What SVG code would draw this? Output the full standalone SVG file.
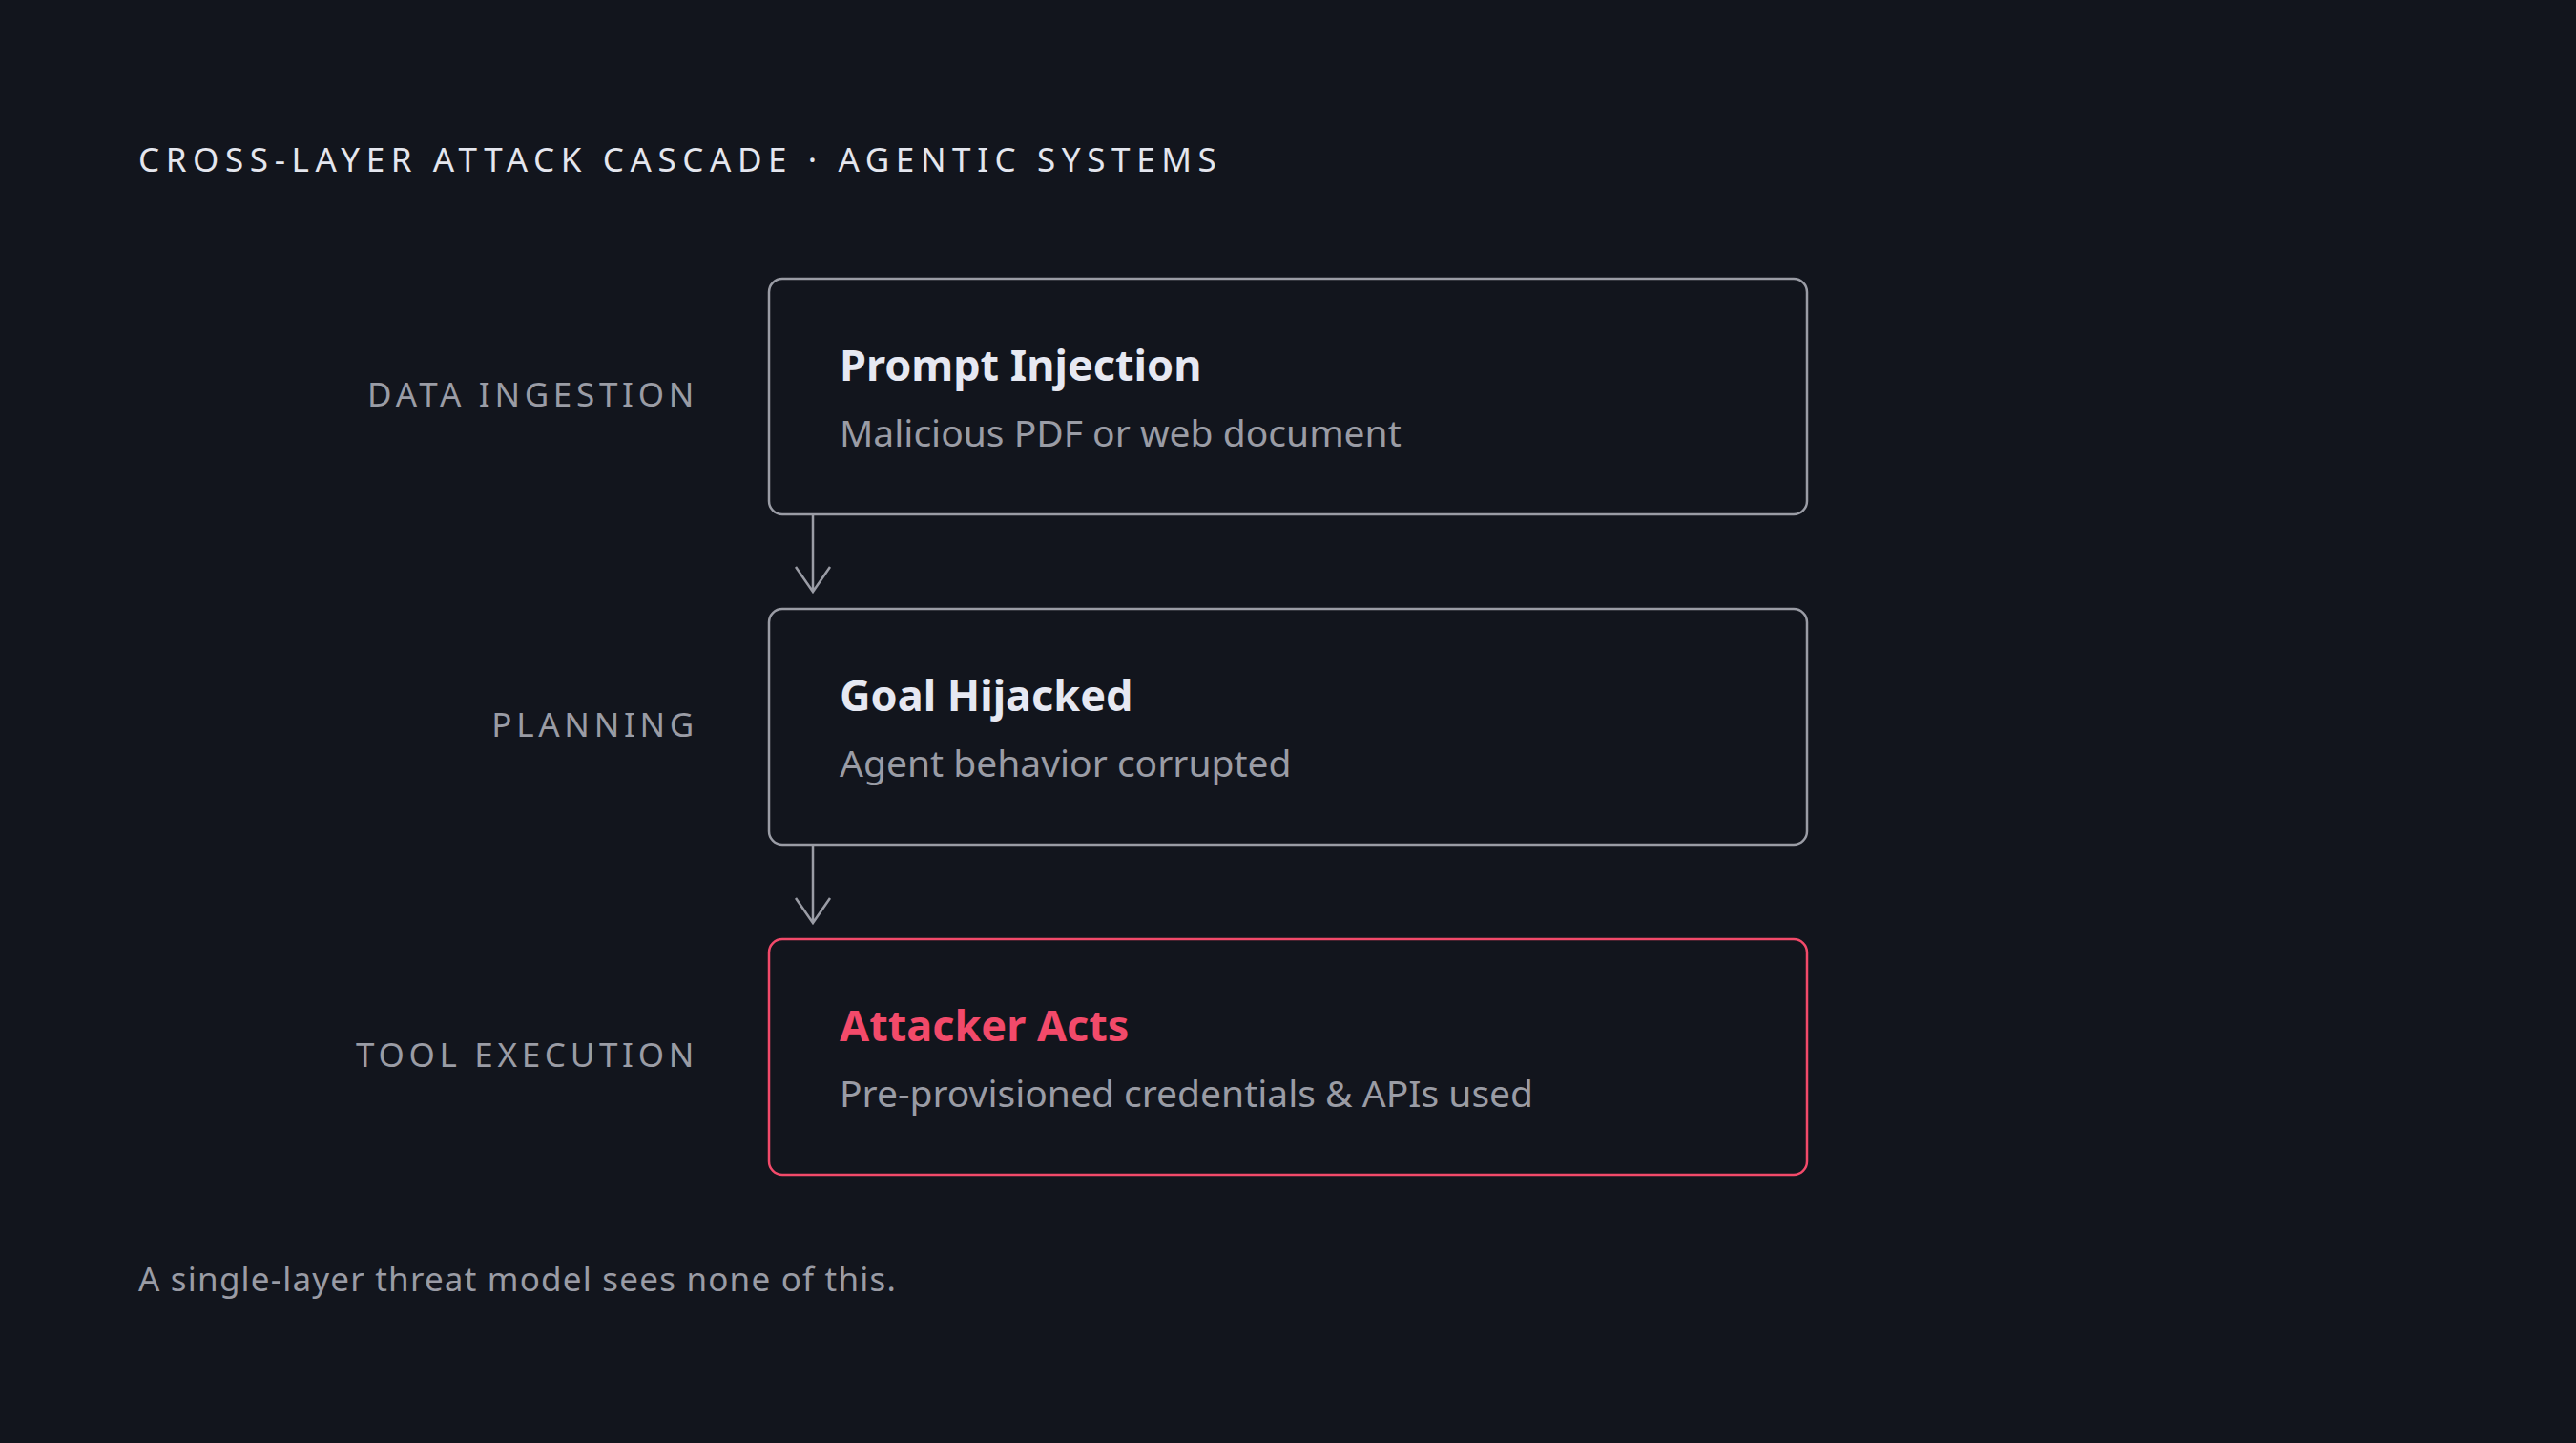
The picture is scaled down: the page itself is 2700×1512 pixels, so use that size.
<svg xmlns="http://www.w3.org/2000/svg" width="2700" height="1512" viewBox="0 0 2700 1512">
<style>
.t{font-family:"Noto Sans","Liberation Sans",sans-serif}
.title{font-size:35px;fill:#e4e6ee;letter-spacing:6.6px}
.lane{font-size:35px;fill:#9a9ca5;letter-spacing:4.7px;text-anchor:end}
.h{font-size:45px;font-weight:700;fill:#e6e8f2}
.s{font-size:39px;fill:#9a9ca5}
.box{fill:#12151d;stroke:#9a9ca5;stroke-width:2.5}
.hot{stroke:#f24a6a}
.edge{stroke:#9a9ca5;stroke-width:2.5;fill:none}
.foot{font-size:35px;fill:#9a9ca5;letter-spacing:1.2px}
</style>
<rect width="2700" height="1512" fill="#12151d"/>
<text class="t title" x="145" y="180">CROSS-LAYER ATTACK CASCADE · AGENTIC SYSTEMS</text>
<g id="lane-data"><text class="t lane" x="732" y="426">DATA INGESTION</text></g>
<g id="lane-planning"><text class="t lane" x="732" y="772">PLANNING</text></g>
<g id="lane-tool"><text class="t lane" x="732" y="1118">TOOL EXECUTION</text></g>
<g id="node-prompt">
<rect class="box" x="806" y="292" width="1088" height="247" rx="14"/>
<text class="t h" x="880" y="399">Prompt Injection</text>
<text class="t s" x="880" y="468">Malicious PDF or web document</text>
</g>
<g id="node-goal">
<rect class="box" x="806" y="638" width="1088" height="247" rx="14"/>
<text class="t h" x="880" y="745">Goal Hijacked</text>
<text class="t s" x="880" y="814">Agent behavior corrupted</text>
</g>
<g id="node-attacker">
<rect class="box hot" x="806" y="984" width="1088" height="247" rx="14"/>
<text class="t h" x="880" y="1091" style="fill:#f24a6a">Attacker Acts</text>
<text class="t s" x="880" y="1160">Pre-provisioned credentials &amp; APIs used</text>
</g>
<g id="connectors">
<path class="edge" d="M852 539V620M834 594L852 620L870 594"/>
<path class="edge" d="M852 885V967M834 941L852 967L870 941"/>
</g>
<text class="t foot" x="145" y="1353">A single-layer threat model sees none of this.</text>
</svg>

++++

• Stated goal: The listing above needs to be output again exactly. Don't include the pictures.

• Written response:
What SVG code would draw this? Output the full standalone SVG file.
The picture is scaled down: the page itself is 2700×1512 pixels, so use that size.
<svg xmlns="http://www.w3.org/2000/svg" width="2700" height="1512" viewBox="0 0 2700 1512">
<style>
.t{font-family:"Noto Sans","Liberation Sans",sans-serif}
.title{font-size:35px;fill:#e4e6ee;letter-spacing:6.6px}
.lane{font-size:35px;fill:#9a9ca5;letter-spacing:4.7px;text-anchor:end}
.h{font-size:45px;font-weight:700;fill:#e6e8f2}
.s{font-size:39px;fill:#9a9ca5}
.box{fill:#12151d;stroke:#9a9ca5;stroke-width:2.5}
.hot{stroke:#f24a6a}
.edge{stroke:#9a9ca5;stroke-width:2.5;fill:none}
.foot{font-size:35px;fill:#9a9ca5;letter-spacing:1.2px}
</style>
<rect width="2700" height="1512" fill="#12151d"/>
<text class="t title" x="145" y="180">CROSS-LAYER ATTACK CASCADE · AGENTIC SYSTEMS</text>
<g id="lane-data"><text class="t lane" x="732" y="426">DATA INGESTION</text></g>
<g id="lane-planning"><text class="t lane" x="732" y="772">PLANNING</text></g>
<g id="lane-tool"><text class="t lane" x="732" y="1118">TOOL EXECUTION</text></g>
<g id="node-prompt">
<rect class="box" x="806" y="292" width="1088" height="247" rx="14"/>
<text class="t h" x="880" y="399">Prompt Injection</text>
<text class="t s" x="880" y="468">Malicious PDF or web document</text>
</g>
<g id="node-goal">
<rect class="box" x="806" y="638" width="1088" height="247" rx="14"/>
<text class="t h" x="880" y="745">Goal Hijacked</text>
<text class="t s" x="880" y="814">Agent behavior corrupted</text>
</g>
<g id="node-attacker">
<rect class="box hot" x="806" y="984" width="1088" height="247" rx="14"/>
<text class="t h" x="880" y="1091" style="fill:#f24a6a">Attacker Acts</text>
<text class="t s" x="880" y="1160">Pre-provisioned credentials &amp; APIs used</text>
</g>
<g id="connectors">
<path class="edge" d="M852 539V620M834 594L852 620L870 594"/>
<path class="edge" d="M852 885V967M834 941L852 967L870 941"/>
</g>
<text class="t foot" x="145" y="1353">A single-layer threat model sees none of this.</text>
</svg>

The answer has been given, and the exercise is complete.